Quick Analysis

Previous reports by WEDO have tracked data from 2008 to present the trends in women’s participation at the major negotiating meetings of the United Nations Framework Convention on Climate Change (see “WEDO (2012), Women’s Participation in UN Climate Negotiations, 2008-2012”, “WEDO (2014), Ensuring Women’s Access and Influence on Climate Change Policy, 2008-2014” and “WEDO (2015), Progress on Achieving Gender Balance in the UNFCCC”). The data presented in this section complements these initial findings and analyzes recent evolutions.

There is progress to note: in the last 8 years, there has been a steady increase in women’s participation in the process, both in overall participation and at the highest levels of decision-making. This progress can be attributed to various factors: the adoption of decisions promoting women’s participation in climate change mitigation and adaptation efforts at the UNFCCC, the implementation of gender quotas and the introduction of climate change and gender plans at the national level, as well as the introduction of initiatives by civil society to enhance women’s leadership in climate change negotiations.

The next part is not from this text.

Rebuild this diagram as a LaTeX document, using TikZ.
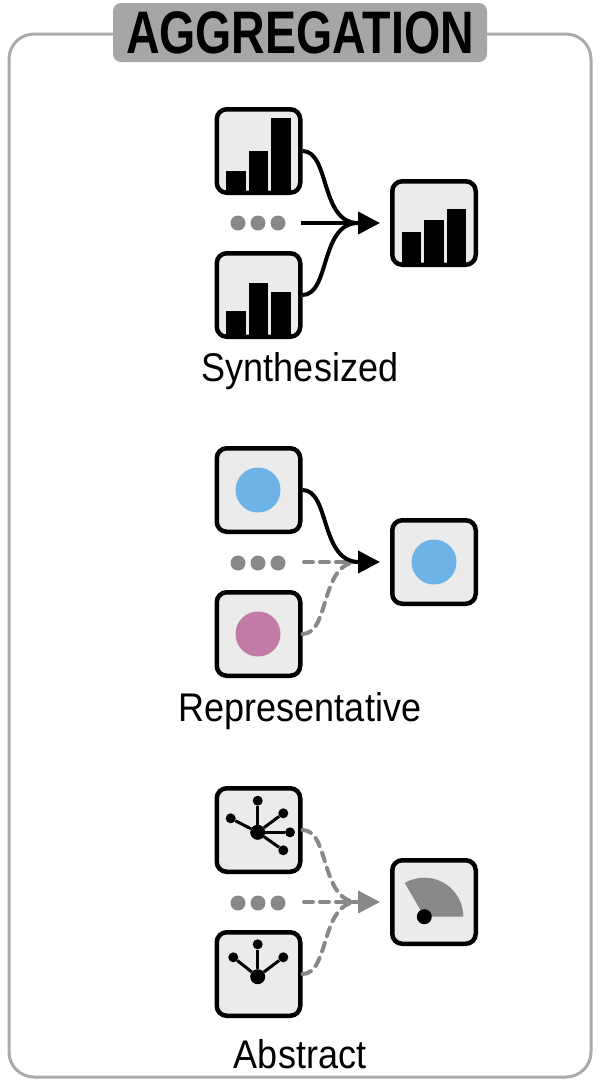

However, women’s access to and influence in UNFCCC negotiations, though increasing, still has some way to go before reflecting a truly gender-balanced process. Women remain widely underrepresented on the delegations of many countries, particularly in high-level positions, as well as on the delegations of countries most vulnerable to climate impacts. Certain countries, regions, and negotiating blocks are more marked than others by these tendencies. Despite some slight progress, women’s overall participation has, on average, stagnated below 25% for LDCs, African Group, and OPEC countries.